I'm looking for a key value store that can be used from an EC2 instance.
- item is just an unstructured string, no indexing required
- item size up to ~5MB but usually below 10kB
- lots of writes
- reading doesn't need to be fast, memcache can be put in front that caches frequently needed reads
- data is too big to fit into memory
- Eventual Consistency is fine
- daemon that can be accessed from multiple machines is required
Ideally something AWS hosted would be perfect but:
- S3 doesn't fit because of too many writes
- SimpleDB/DynamoDb don't fit because of item size limits and indexing is not required
As there are a lot of key value stores on the market it's hard to choose the best one. Which one would you recommend?
Seems like a perfect use case for HBase. It gives great write throughput, especially if your insert keys are somewhat random. HBase is not usually advertised as a K/V store, but it should work just fine. The AWS documentation presents some use cases you might want to have a closer look at. The downside is that HBase can do a lot more than just K/V, so it might be more complex (and complicated) than what you need.
Maybe you should try mongodb:
http://www.mongodb.org/display/DOCS/Amazon+EC2
Quickstart:
http://www.mongodb.org/display/DOCS/Amazon+EC2+Quickstart
Free courses at 10gen and video presentations:
http://www.10gen.com/presentations/nyc-meetup-group/mongodb-and-ec2-a-love-story
Other key-value storages:
http://google-opensource.blogspot.com/2011/07/leveldb-fast-persistent-key-value-store.html
Comments about Riak and their storages especially bitcask and innostore:
http://basho.com/blog/technical/2011/07/01/Leveling-the-Field/
(Quotation source: http://www.codeproject.com/Articles/190504/RaptorDB)
Couchbase sounds like a good match for you needs. It's a lot like having memcached with disk storage.
Pros:
It's a key/value database. You can store whatever binary blob you want. As of version 2.0 it has support for storing your data as json and running some queries and map/reduce on it. But, if you don't need that, using it as key/value works great.

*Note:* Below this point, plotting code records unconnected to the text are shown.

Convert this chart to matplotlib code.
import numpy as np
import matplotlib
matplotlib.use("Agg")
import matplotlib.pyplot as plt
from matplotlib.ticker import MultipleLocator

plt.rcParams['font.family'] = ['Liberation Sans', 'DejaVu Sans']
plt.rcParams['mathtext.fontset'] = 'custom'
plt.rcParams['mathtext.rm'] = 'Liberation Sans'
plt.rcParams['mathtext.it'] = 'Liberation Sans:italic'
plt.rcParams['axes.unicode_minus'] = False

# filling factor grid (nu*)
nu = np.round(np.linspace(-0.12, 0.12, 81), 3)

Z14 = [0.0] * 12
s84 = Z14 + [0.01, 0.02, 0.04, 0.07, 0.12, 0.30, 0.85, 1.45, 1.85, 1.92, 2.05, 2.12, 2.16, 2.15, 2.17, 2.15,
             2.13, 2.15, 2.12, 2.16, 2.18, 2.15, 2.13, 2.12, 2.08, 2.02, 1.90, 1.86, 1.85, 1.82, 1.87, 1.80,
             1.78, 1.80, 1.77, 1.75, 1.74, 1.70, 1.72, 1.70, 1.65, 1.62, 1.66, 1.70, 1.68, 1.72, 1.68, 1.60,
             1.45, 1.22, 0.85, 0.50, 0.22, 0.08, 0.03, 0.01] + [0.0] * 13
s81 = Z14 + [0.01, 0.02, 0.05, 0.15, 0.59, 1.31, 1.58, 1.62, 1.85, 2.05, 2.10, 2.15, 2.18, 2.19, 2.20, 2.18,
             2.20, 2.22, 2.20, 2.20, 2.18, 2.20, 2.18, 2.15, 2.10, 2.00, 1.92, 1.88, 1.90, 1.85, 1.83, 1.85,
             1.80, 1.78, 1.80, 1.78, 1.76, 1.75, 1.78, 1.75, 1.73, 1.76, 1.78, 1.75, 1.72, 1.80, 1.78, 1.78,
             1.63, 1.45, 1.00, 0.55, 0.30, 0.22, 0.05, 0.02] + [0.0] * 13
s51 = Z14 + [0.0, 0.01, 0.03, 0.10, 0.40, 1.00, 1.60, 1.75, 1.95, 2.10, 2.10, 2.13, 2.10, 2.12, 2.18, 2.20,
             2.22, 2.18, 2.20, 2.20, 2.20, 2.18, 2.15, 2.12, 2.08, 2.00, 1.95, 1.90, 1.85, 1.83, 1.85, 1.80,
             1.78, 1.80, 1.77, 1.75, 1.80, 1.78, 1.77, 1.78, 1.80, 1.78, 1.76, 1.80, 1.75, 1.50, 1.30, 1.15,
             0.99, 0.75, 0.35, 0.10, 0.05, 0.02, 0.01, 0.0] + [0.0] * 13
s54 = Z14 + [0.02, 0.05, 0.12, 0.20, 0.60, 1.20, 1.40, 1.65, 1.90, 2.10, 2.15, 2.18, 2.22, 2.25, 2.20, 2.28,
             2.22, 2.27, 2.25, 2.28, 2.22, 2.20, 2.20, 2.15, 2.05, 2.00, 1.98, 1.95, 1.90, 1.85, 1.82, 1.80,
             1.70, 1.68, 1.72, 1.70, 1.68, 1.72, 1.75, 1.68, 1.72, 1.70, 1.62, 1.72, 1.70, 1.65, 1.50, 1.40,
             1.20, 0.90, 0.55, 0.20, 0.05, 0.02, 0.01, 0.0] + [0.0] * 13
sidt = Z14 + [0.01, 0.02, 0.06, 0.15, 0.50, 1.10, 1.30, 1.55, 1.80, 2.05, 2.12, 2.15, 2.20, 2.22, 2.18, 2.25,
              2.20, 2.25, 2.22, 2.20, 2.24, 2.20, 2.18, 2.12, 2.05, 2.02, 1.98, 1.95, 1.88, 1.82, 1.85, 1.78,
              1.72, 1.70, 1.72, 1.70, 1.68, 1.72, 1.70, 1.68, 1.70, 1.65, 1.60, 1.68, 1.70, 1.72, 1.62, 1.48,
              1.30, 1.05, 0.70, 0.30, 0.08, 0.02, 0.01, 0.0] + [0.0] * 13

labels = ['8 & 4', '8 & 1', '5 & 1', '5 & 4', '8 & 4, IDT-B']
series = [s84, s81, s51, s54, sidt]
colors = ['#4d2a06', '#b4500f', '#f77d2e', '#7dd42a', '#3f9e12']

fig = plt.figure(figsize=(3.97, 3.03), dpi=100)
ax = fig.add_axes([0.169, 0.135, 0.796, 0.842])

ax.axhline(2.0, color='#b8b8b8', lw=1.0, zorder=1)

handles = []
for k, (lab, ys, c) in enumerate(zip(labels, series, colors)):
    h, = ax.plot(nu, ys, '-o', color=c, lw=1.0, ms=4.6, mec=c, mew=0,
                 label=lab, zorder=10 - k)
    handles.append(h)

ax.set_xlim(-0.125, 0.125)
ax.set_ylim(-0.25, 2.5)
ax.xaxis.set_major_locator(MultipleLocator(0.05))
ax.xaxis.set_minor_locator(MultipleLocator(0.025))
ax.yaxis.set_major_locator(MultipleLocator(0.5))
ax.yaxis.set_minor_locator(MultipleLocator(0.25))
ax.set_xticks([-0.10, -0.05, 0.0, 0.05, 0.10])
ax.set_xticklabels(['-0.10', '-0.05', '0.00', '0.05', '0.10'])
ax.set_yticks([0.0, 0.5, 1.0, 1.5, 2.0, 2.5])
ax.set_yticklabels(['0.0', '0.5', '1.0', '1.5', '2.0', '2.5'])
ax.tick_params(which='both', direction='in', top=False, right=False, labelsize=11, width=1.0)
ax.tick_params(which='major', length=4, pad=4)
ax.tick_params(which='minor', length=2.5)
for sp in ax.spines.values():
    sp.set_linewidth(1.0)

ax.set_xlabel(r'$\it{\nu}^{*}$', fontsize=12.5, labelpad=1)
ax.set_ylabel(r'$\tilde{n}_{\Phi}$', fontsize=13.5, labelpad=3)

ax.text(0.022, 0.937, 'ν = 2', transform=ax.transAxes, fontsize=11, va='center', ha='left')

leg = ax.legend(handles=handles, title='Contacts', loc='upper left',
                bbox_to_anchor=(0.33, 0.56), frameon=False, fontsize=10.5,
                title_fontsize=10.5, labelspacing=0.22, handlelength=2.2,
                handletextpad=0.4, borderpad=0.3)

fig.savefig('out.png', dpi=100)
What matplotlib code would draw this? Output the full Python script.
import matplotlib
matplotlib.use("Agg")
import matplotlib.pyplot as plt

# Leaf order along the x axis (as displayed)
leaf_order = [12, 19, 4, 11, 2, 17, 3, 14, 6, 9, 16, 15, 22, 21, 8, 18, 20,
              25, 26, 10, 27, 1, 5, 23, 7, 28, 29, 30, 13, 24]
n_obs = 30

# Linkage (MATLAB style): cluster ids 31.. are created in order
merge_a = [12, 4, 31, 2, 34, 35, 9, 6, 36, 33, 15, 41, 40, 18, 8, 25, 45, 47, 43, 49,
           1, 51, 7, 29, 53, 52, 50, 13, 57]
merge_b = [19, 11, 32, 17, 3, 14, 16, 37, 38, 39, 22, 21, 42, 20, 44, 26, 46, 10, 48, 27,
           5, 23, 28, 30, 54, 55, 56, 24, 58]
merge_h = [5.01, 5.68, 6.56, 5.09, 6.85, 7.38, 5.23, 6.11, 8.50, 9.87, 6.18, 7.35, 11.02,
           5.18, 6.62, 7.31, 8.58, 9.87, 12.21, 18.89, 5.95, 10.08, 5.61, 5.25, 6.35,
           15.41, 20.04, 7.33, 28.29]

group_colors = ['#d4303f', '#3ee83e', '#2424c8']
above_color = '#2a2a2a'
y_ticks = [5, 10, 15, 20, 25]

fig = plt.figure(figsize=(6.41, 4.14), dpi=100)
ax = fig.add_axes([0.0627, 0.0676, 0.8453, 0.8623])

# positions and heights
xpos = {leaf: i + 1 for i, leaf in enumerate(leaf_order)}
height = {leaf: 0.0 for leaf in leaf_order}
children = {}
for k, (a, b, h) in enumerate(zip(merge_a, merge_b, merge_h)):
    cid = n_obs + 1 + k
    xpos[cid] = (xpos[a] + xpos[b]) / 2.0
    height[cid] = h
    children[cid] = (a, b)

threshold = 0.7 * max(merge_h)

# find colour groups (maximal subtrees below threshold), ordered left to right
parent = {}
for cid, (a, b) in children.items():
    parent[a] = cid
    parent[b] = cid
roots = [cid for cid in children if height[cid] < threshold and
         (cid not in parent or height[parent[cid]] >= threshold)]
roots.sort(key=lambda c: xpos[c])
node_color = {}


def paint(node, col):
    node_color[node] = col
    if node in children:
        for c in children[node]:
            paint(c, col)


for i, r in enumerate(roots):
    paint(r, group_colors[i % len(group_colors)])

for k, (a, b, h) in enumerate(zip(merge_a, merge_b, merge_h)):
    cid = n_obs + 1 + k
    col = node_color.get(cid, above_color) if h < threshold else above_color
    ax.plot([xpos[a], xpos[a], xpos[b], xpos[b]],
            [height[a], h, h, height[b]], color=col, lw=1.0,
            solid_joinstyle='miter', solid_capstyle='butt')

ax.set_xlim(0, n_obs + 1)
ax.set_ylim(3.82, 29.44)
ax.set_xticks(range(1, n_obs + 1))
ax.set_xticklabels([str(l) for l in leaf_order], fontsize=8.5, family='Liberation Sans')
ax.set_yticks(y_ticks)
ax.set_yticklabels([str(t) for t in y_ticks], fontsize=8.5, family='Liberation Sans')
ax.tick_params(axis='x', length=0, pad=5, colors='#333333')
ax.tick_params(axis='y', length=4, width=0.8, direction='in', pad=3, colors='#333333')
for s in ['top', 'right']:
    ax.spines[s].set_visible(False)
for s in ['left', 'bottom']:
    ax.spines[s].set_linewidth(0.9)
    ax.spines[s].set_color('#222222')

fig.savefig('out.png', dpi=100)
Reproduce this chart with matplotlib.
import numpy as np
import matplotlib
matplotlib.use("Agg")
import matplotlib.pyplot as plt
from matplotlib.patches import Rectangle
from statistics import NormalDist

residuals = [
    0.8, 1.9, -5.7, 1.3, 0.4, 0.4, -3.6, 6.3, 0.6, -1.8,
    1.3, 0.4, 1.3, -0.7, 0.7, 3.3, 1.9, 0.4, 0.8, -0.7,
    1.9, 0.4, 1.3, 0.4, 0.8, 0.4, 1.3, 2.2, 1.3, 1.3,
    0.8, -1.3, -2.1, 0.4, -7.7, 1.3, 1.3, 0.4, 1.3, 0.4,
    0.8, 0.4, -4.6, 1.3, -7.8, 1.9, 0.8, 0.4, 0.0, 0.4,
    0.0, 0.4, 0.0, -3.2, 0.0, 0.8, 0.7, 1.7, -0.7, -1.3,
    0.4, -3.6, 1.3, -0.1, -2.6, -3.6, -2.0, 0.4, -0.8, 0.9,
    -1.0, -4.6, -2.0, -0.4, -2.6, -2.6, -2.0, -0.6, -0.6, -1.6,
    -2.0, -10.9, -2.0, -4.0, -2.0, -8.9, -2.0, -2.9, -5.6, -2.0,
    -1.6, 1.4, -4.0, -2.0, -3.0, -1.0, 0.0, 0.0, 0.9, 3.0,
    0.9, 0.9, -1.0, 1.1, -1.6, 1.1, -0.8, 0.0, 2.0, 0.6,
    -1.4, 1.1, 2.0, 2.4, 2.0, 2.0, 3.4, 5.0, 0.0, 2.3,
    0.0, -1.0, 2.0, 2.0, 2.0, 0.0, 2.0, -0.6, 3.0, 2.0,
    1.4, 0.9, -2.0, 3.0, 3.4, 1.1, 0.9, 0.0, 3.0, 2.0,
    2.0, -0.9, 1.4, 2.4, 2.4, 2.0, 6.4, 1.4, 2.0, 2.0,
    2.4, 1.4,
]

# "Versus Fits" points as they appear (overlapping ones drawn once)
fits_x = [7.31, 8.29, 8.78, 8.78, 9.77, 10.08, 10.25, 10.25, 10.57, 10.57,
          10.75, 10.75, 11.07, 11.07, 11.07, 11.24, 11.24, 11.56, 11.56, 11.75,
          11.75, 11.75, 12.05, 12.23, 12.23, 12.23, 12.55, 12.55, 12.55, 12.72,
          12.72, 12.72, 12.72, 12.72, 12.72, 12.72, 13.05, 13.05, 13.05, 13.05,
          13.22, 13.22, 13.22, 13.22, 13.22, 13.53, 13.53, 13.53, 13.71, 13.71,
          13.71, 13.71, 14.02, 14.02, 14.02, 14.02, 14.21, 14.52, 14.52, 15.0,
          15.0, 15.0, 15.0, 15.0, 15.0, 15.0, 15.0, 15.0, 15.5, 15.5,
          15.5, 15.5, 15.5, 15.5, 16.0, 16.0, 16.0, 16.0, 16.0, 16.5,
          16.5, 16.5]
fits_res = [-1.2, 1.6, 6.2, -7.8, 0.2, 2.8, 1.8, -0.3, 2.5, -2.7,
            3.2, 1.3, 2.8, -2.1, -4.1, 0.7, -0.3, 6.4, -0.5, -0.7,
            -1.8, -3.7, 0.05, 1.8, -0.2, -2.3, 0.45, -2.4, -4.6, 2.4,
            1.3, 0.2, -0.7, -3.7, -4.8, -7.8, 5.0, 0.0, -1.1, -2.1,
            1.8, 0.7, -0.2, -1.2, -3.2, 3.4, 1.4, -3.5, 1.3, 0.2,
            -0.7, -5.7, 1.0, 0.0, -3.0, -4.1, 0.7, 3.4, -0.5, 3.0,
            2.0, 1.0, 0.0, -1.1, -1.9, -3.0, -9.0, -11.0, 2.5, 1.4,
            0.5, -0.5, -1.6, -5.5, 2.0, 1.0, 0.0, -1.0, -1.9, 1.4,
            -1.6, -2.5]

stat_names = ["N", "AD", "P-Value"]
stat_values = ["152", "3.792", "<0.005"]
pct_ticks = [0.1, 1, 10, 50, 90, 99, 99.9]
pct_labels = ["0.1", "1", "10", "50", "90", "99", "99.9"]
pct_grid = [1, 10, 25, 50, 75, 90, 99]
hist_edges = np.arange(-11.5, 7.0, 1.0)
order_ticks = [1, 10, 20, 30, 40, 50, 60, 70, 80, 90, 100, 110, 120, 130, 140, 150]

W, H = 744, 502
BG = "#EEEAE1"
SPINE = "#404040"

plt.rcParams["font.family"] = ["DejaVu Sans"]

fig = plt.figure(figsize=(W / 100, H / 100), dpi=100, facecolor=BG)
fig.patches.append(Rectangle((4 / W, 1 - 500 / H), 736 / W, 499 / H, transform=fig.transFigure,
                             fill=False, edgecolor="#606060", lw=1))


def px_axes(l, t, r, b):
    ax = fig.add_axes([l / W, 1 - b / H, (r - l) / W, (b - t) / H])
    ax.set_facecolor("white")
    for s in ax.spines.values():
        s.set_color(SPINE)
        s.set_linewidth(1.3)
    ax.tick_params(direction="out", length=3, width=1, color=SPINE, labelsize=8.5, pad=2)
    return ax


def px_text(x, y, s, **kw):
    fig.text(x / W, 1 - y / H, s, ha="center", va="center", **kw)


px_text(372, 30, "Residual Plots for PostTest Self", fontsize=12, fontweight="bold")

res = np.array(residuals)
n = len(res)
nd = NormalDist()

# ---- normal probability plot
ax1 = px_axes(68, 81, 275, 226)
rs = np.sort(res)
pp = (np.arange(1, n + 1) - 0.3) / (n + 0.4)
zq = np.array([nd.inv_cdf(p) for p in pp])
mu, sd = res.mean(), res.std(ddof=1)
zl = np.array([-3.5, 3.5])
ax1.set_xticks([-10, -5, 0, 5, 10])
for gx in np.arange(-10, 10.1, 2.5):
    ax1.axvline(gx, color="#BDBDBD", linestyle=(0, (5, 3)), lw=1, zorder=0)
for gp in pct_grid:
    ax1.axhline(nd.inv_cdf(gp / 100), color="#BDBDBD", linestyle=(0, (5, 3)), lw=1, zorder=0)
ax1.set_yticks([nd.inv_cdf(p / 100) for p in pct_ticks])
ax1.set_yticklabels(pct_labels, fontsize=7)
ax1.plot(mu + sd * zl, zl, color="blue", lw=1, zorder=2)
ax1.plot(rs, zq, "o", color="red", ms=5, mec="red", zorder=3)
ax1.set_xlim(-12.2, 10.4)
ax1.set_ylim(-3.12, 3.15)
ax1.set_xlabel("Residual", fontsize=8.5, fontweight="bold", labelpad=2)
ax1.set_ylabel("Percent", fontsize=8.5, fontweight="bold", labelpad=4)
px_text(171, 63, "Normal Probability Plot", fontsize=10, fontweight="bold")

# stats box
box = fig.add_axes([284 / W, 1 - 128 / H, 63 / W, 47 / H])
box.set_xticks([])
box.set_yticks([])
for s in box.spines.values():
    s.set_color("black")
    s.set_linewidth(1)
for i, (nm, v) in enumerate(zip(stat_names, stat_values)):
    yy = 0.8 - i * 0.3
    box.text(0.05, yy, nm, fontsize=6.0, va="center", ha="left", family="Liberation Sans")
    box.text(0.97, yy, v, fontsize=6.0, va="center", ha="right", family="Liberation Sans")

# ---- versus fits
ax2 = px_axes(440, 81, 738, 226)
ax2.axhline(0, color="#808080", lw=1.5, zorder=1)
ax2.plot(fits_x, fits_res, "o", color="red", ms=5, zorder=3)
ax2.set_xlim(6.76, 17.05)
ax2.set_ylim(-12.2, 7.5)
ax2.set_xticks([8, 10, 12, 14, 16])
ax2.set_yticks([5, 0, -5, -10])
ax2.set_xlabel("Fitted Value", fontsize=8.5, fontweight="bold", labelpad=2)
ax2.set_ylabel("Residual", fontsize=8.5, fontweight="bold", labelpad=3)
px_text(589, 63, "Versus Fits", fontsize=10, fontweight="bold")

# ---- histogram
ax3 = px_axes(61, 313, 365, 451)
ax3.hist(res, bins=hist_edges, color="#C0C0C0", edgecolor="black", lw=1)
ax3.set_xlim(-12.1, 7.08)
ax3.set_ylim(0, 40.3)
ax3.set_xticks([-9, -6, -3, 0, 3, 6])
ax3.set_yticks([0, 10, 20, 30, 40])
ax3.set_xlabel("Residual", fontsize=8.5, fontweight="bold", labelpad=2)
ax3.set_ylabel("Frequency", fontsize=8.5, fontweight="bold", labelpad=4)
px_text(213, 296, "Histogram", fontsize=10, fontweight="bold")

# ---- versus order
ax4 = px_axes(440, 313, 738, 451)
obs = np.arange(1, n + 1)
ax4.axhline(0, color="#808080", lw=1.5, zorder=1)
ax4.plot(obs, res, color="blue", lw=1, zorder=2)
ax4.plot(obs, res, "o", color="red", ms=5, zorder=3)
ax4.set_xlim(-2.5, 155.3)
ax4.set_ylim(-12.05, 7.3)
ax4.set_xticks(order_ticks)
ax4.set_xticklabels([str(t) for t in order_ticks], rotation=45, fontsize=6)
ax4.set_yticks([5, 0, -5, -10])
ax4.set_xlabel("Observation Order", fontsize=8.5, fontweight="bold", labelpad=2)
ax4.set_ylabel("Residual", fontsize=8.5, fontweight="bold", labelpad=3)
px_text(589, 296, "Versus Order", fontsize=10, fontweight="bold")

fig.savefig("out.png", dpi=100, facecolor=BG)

Of all the NoSQL databases I've tried, it's the fastest. This may be because your writes are not immediately committed to disk. Instead, you get an acknowledgment once a write is replicated in the cluster. Data is written to disk asynchronously. So, one potential downside is that if all your nodes crashed simultaneously (e.g. your data center loses power), you may lose data. Depending on the application this may or may not be an issue (and if your whole cluster goes down, you probably have bigger problems).
In my experience it has been reliable. If a node goes down, the cluster keeps working and it's very easy to do a failover. Adding new nodes is pretty easy too.
Data doesn't have to fit in memory. It gets stored on disk and paged in and out as necessary.
The admin interface is very, very nice. It has nifty live graphs to monitor the cluster.
It's backwards compatible with the memcached protocol. If you already have code that uses memcached, it'd be pretty straightforward to have it use Couchbase instead.
Cons:
I found the perfect solution for my use case: memcachedb
It doesn't do fancy document/indexing, it's just a simple key value store.
I didn't do any performance testing yet though.
Edit:
We dropped memcachedb due to problems with replication. Instead we run now mongodb. Mongodb requires much more disk space, and more resources in general. But the replica sets work very reliable and are easy to set up.